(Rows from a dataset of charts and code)
^^^^^^^^

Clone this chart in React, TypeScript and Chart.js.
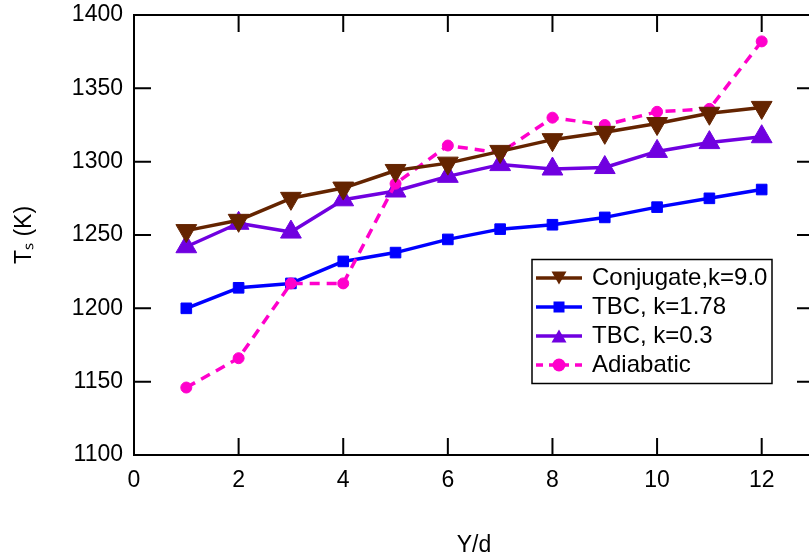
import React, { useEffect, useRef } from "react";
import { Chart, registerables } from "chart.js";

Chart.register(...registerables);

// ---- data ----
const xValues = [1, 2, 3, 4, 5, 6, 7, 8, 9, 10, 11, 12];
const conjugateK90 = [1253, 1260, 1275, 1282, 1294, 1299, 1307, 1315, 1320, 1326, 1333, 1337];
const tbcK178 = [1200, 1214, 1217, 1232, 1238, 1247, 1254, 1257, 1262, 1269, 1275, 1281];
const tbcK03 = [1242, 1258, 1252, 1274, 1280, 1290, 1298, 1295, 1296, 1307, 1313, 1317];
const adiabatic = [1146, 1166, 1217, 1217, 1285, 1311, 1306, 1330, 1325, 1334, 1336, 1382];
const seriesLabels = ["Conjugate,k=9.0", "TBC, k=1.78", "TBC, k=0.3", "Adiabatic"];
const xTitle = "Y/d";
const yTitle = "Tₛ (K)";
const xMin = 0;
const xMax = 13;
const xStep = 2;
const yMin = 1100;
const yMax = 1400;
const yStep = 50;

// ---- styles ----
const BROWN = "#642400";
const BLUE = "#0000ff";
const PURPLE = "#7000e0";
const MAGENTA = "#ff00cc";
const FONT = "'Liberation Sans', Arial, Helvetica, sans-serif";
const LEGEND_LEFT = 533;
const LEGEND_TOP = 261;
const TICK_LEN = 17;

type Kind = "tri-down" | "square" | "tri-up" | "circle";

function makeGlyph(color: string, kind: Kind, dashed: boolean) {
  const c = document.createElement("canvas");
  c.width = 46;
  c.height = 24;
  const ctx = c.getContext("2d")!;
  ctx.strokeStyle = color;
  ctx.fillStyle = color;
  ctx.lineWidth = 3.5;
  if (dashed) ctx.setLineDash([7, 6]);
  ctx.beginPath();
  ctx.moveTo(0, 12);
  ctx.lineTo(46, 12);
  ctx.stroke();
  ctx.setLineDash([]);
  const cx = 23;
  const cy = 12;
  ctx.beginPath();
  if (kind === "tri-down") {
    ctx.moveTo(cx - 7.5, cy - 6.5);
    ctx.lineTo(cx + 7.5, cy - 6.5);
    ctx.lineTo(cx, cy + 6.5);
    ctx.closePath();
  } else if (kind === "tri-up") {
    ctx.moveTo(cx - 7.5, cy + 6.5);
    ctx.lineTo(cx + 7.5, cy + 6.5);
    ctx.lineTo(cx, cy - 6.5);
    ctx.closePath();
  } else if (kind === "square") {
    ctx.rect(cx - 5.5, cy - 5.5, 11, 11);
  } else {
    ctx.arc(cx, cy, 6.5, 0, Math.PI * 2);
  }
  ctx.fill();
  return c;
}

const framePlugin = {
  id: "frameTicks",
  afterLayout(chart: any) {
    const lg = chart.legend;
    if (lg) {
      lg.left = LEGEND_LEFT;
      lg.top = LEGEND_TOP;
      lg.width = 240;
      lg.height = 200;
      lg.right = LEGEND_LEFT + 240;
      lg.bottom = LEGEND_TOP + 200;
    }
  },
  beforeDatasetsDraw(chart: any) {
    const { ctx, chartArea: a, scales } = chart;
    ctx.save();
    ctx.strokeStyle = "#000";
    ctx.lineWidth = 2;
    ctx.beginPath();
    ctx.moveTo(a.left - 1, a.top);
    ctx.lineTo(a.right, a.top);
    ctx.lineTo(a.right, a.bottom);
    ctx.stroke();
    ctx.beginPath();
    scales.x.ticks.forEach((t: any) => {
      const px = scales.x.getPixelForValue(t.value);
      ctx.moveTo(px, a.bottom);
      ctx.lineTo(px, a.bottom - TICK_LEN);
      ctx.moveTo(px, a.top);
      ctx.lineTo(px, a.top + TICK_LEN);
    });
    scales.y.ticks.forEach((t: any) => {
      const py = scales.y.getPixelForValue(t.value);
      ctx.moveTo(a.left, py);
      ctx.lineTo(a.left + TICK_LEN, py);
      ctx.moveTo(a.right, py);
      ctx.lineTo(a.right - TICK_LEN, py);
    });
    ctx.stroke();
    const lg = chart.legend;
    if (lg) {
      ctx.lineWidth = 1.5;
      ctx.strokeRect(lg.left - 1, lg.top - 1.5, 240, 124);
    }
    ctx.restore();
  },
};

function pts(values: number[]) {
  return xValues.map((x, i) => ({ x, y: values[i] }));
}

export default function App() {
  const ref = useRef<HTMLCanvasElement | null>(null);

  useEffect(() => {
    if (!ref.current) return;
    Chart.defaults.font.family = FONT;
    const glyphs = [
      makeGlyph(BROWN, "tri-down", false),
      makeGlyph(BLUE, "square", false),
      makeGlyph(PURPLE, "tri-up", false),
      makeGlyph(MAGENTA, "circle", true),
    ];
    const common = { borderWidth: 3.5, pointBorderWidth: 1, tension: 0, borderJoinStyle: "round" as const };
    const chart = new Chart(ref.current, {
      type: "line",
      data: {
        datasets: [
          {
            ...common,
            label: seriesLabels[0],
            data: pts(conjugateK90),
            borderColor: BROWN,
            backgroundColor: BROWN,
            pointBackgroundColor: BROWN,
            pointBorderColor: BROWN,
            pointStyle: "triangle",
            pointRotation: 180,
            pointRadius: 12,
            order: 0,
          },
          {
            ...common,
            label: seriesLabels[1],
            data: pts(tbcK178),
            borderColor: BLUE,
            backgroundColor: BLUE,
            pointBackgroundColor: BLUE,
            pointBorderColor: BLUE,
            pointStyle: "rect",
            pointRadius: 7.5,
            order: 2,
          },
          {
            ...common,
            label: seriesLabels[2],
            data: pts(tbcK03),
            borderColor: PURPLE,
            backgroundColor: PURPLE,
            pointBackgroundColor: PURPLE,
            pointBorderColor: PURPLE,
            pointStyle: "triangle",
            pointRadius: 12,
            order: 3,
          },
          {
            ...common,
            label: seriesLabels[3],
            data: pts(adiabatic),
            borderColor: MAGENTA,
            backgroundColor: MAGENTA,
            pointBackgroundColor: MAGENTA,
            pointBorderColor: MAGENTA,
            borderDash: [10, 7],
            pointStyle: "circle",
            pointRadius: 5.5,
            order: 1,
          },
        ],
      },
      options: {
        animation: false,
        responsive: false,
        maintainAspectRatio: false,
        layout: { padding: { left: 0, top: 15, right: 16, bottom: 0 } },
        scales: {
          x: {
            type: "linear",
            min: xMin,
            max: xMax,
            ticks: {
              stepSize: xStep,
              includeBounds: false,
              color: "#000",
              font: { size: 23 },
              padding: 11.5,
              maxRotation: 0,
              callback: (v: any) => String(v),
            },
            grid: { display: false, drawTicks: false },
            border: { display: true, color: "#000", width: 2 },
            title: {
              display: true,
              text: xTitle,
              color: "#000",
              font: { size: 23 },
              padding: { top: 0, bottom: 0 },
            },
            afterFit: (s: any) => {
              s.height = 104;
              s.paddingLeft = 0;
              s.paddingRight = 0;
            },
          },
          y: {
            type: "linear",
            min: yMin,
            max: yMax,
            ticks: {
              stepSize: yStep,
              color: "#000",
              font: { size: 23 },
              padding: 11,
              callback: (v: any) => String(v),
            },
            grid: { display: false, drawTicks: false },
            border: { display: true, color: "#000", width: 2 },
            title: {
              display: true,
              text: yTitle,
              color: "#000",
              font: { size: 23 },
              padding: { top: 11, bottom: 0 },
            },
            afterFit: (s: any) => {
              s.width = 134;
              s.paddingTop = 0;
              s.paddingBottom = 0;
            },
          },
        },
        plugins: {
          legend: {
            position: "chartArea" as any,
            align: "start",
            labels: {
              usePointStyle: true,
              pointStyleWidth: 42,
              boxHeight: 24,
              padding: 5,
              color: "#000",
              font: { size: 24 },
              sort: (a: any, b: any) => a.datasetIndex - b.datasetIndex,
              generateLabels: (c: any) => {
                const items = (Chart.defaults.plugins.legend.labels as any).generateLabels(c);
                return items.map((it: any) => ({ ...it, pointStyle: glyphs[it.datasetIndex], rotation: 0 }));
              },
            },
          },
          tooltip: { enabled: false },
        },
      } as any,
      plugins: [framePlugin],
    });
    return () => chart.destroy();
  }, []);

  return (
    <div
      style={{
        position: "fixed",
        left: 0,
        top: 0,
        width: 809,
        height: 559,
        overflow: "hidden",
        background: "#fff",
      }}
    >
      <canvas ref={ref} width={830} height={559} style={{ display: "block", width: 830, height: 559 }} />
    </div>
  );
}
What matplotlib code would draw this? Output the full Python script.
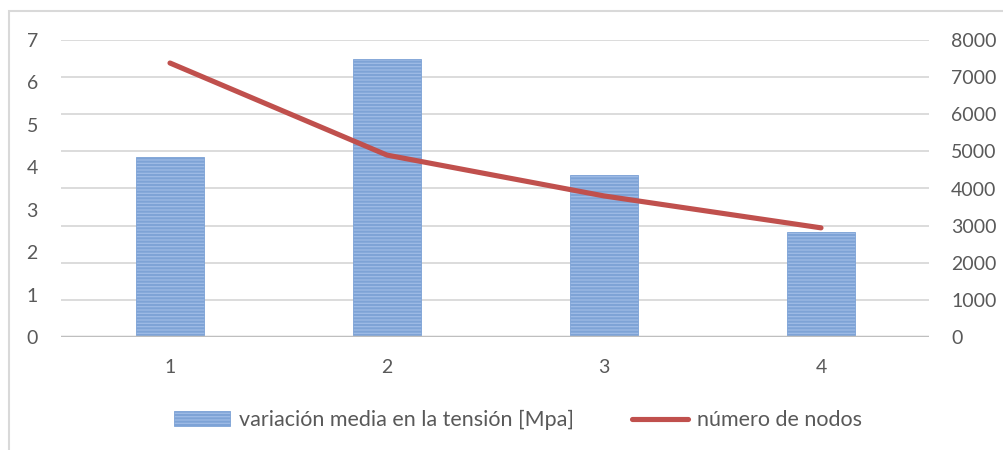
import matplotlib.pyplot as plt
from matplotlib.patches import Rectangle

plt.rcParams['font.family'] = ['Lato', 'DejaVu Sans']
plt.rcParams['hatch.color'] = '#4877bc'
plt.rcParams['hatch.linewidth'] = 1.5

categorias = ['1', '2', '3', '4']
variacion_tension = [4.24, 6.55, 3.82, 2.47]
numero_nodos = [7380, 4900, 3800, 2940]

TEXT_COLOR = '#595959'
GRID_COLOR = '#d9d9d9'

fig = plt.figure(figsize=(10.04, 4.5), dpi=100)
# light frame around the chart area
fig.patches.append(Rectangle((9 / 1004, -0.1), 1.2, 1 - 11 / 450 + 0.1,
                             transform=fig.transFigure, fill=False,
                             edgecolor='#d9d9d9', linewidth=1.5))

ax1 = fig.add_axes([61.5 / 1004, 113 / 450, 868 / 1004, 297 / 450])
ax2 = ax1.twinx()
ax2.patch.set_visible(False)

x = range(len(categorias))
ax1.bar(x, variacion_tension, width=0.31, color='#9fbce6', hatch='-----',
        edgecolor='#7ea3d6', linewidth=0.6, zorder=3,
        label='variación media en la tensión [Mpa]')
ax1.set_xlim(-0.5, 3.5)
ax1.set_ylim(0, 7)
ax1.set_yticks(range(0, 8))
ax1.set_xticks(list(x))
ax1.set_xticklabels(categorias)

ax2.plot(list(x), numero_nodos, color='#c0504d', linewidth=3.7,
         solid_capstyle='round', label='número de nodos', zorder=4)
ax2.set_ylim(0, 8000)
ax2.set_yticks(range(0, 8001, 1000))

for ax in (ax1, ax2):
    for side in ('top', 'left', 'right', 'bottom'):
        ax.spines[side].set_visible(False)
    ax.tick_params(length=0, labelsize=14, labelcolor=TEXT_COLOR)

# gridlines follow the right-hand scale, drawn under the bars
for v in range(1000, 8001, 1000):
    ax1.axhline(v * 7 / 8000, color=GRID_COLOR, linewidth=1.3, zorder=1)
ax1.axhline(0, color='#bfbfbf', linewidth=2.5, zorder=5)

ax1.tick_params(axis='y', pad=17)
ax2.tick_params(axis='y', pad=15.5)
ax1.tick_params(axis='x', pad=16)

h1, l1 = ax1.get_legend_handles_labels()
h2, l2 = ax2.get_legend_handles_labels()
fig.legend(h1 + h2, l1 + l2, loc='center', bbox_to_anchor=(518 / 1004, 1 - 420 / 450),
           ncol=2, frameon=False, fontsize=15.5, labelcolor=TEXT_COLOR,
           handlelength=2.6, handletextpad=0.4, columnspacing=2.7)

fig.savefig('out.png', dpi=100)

^^^^^^^^

Word for word, repeat the lines above from the one with "What matplotlib code" through the one with "GRID_COLOR = '#d9d9d9'", and nothing beyond them. Omit the pictures.

▶ _Reply to the exercise_:
What matplotlib code would draw this? Output the full Python script.
import matplotlib.pyplot as plt
from matplotlib.patches import Rectangle

plt.rcParams['font.family'] = ['Lato', 'DejaVu Sans']
plt.rcParams['hatch.color'] = '#4877bc'
plt.rcParams['hatch.linewidth'] = 1.5

categorias = ['1', '2', '3', '4']
variacion_tension = [4.24, 6.55, 3.82, 2.47]
numero_nodos = [7380, 4900, 3800, 2940]

TEXT_COLOR = '#595959'
GRID_COLOR = '#d9d9d9'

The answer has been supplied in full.